劉備・諸葛亮がこの北伐を知らぬうちに、関羽は驚異的な戦果を挙げた。曹仁は樊城に閉じ込められ、危機的状況に陥った。曹操が救援に派遣した于禁・龐徳の七軍は、関羽が漢水を堰き止めて放水したため、一挙に水没し、于禁は降伏、龐徳は拒んで斬られた(『三国志・関羽伝』:「羽乗船攻之、禁等七軍皆没。禁降、徳罵而死」)。
この「水淹七軍」の勝利により、許都以南の山賊・豪族らが次々と関羽の印綬を受けて帰順し、「関羽の支党」となった(『三国志・関羽伝』:「梁・郟・陸渾群盗、或遥受羽印号、為之支党」)。関羽の威名は「華夏を震動せしめ」、曹操は都を遷してその鋭鋒を避けようとしたほどである(『三国志・武帝紀』裴松之注引『魏書』:「議徙許都以避其銳」)。
この捷報が届いたとき、劉備はおそらく漢中から成都へ帰還する途上にあった。彼がこの報せを聞けば、「我が二弟、誠に天下無双なり!」と喜んだに違いない。
しかし当時、漢中新占領直後であり、魏延が漢中に残り、主力の多くは成都や各地に帰還して休整中であった。しかも関羽から届いたのは「求援の書状」ではなく「勝利の捷報」である。そのため、劉備は増援を送らなかった。
諸葛亮も同様の判断を下したと考えられる。北伐軍は疲弊しており、関羽は勝ちに乗じている——援軍は不要と見なされたのである。
三、人心の読み誤りと荊州の崩壊
劉備・諸葛亮の戦略的判断自体は誤りではなかった。真の問題は、「人心の読み誤り」にあった。
彼らは、以下の三つの裏切りを予測できなかった:
- 呉が同盟を破って荊州を奇襲すること(孫権・呂蒙の背信)
- 糜芳・傅士仁が城を明け渡して降伏すること
- 劉封・孟達が関羽の救援要請を拒否すること
荊州の喪失は、関羽自身の「剛愎自用・傲慢無礼」(『三国志・関羽伝』:「羽剛而自矜」)に起因する部分が大きいが、同時に劉備・諸葛亮の「人心に対する甘い見通し」も重大な要因である。
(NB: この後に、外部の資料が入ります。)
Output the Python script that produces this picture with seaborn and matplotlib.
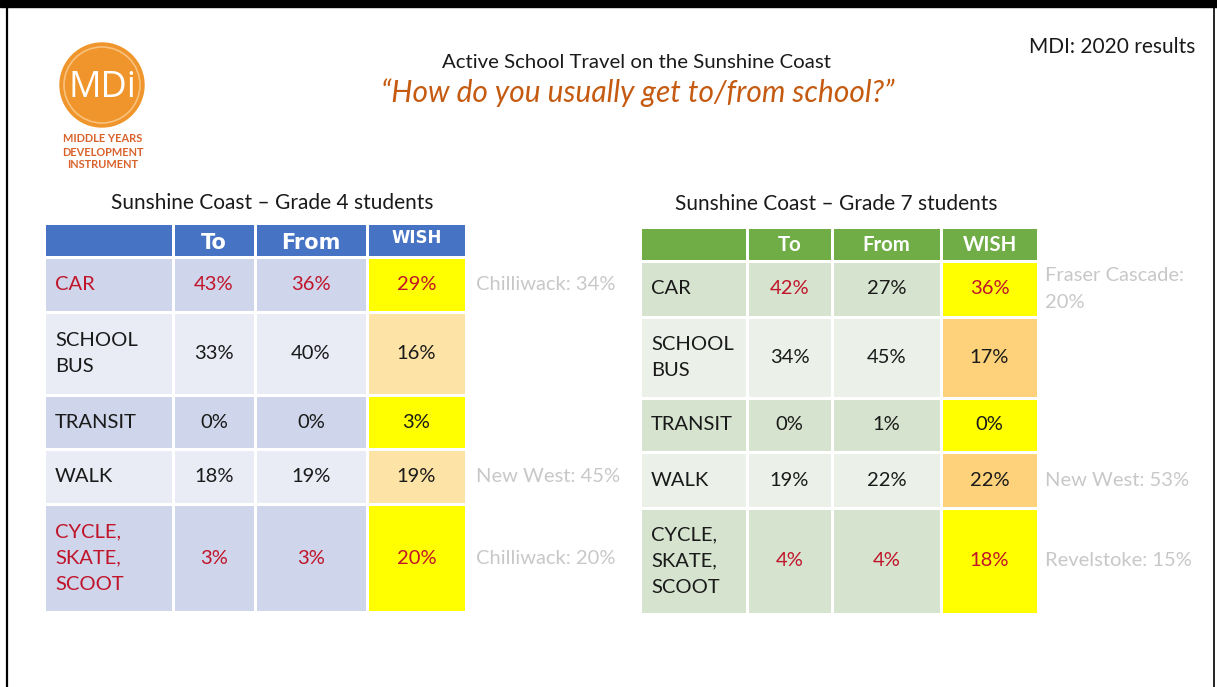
import numpy as np
import matplotlib
matplotlib.use('Agg')
import matplotlib.pyplot as plt
import matplotlib.colors as mcolors
from matplotlib.patches import Circle, Rectangle
import seaborn as sns

# Data
modes = ["CAR", "SCHOOL\nBUS", "TRANSIT", "WALK", "CYCLE,\nSKATE,\nSCOOT"]
columns = ["To", "From", "WISH"]

g4_to = [43, 33, 0, 18, 3]
g4_from = [36, 40, 0, 19, 3]
g4_wish = [29, 16, 3, 19, 20]
g4_notes = ["Chilliwack: 34%", "", "", "New West: 45%", "Chilliwack: 20%"]

g7_to = [42, 34, 0, 19, 4]
g7_from = [27, 45, 1, 22, 4]
g7_wish = [36, 17, 0, 22, 18]
g7_notes = ["Fraser Cascade:\n20%", "", "", "New West: 53%", "Revelstoke: 15%"]

sns.set_theme(style="white")
plt.rcParams['font.family'] = ['Lato', 'DejaVu Sans']

RED = '#c0142a'
NOTE = '#c8c8c8'
FS = 14.5


def draw_table(ax, title, title_xy, x_edges, y_edges, values, notes, header_color,
               bands, wish_colors, red_cells, header_font, note_x):
    n_rows = len(modes) + 1
    rgb = np.ones((n_rows, 4, 3))
    rgb[0, :] = mcolors.to_rgb(header_color)
    for i in range(len(modes)):
        band = mcolors.to_rgb(bands[i % 2])
        rgb[i + 1, :3] = band
        rgb[i + 1, 3] = mcolors.to_rgb(wish_colors[i])
    ax.pcolormesh(x_edges, y_edges, rgb, edgecolors='white', linewidth=1.8)

    xc = [(x_edges[j] + x_edges[j + 1]) / 2 for j in range(4)]
    yc = [(y_edges[i] + y_edges[i + 1]) / 2 for i in range(n_rows)]

    ax.text(title_xy[0], title_xy[1], title, ha='center', va='center',
            fontsize=15, color='#1a1a1a')
    family, sizes, dy = header_font
    for j, col in enumerate(columns):
        ax.text(xc[j + 1], yc[0] + dy[j], col, ha='center', va='center',
                fontsize=sizes[j], fontweight='bold', color='white',
                family=family)

    for i, mode in enumerate(modes):
        row_vals = [values[0][i], values[1][i], values[2][i]]
        label_red = red_cells[i][0]
        ax.text(x_edges[0] + 11, yc[i + 1], mode, ha='left', va='center',
                fontsize=FS, linespacing=1.65,
                color=RED if label_red else '#1a1a1a')
        for j, v in enumerate(row_vals):
            ax.text(xc[j + 1], yc[i + 1], f"{v}%", ha='center', va='center',
                    fontsize=FS, color=RED if red_cells[i][j + 1] else '#1a1a1a')
        if notes[i]:
            ax.text(note_x, yc[i + 1], notes[i], ha='left', va='center',
                    fontsize=FS, color=NOTE, linespacing=1.65)


fig = plt.figure(figsize=(12.17, 6.87), dpi=100)
ax = fig.add_axes([0, 0, 1, 1])
ax.set_xlim(0, 1217)
ax.set_ylim(687, 0)
ax.axis('off')

# slide frame
ax.add_patch(Rectangle((0, 0), 1217, 7, color='black'))
ax.plot([6.5, 6.5], [0, 687], color='black', lw=1.6)
ax.plot([1213.5, 1213.5], [0, 687], color='black', lw=1.2)

# logo
ax.add_patch(Circle((102, 85), 42, color='#f0952b'))
ax.add_patch(Circle((102, 85), 38, fill=False, ec='#f8c27e', lw=1.2))
ax.text(102, 88, "MDi", ha='center', va='center', fontsize=26,
        color='white', family='Open Sans')
for k, line in enumerate(["MIDDLE YEARS", "DEVELOPMENT", "INSTRUMENT"]):
    ax.text(103, 139 + k * 13, line, ha='center', va='center', fontsize=7.9,
            color='#d9622b', fontweight='bold')

# titles
ax.text(636, 62, "Active School Travel on the Sunshine Coast", ha='center',
        va='center', fontsize=14.7, color='#1a1a1a')
ax.text(638, 93, "\u201cHow do you usually get to/from school?\u201d", ha='center',
        va='center', fontsize=21.5, style='italic', color='#c55a11')
ax.text(1195, 47, "MDI: 2020 results", ha='right', va='center',
        fontsize=15, color='#1a1a1a')

red_g4 = [[True, True, True, True], [False] * 4, [False] * 4, [False] * 4,
          [True, True, True, True]]
red_g7 = [[False, True, False, True], [False] * 4, [False] * 4, [False] * 4,
          [False, True, True, True]]

draw_table(ax, "Sunshine Coast \u2013 Grade 4 students", (272, 203),
           [44, 173, 255, 367, 466], [223, 257, 312, 395, 449, 504, 612],
           [g4_to, g4_from, g4_wish], g4_notes, '#4773c5',
           ['#cfd5ea', '#e9ebf5'],
           ['#ffff00', '#fde3a6', '#ffff00', '#fde3a6', '#ffff00'],
           red_g4, ('DejaVu Sans', [15, 15, 12], [3, 3, -2]), 476)

draw_table(ax, "Sunshine Coast \u2013 Grade 7 students", (836, 204),
           [640, 747, 832, 941, 1038], [227, 261, 317, 398, 452, 508, 614],
           [g7_to, g7_from, g7_wish], g7_notes, '#70ad47',
           ['#d5e3cf', '#ebf1e9'],
           ['#ffff00', '#fed27b', '#ffff00', '#fed27b', '#ffff00'],
           red_g7, ('Lato', [14.7, 14.7, 14.7], [1, 1, 1]), 1045)

fig.savefig('out.png', dpi=100)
もし、関羽が樊城を目前に陥落させようとしていた段階で、劉備が法正・張飛を率いて一万の兵を急派していたならば、たとえ徐晃に敗れたとしても、荊州全域を失うような惨敗には至らなかっただろう。
しかし現実は、関羽は孤立無援・衆叛親離の状態に陥り、もはや自保すら叶わなかった。まさに「盛極必衰、物極必反」——関羽が「華夏を震動せしめた」その栄光も、一転して麦城の敗死へとつながった。その変転の速さは、まさに「朝に成りて夕に亡ぶ」が如しである。
諸葛亮のような英知の人ですら、「固若金湯」と思われた荊州がこれほど脆く崩れるとは予想できなかった。
故にこそ、劉備は漢中を制した直後に、即座に荊州へ増援を送らなかったのである。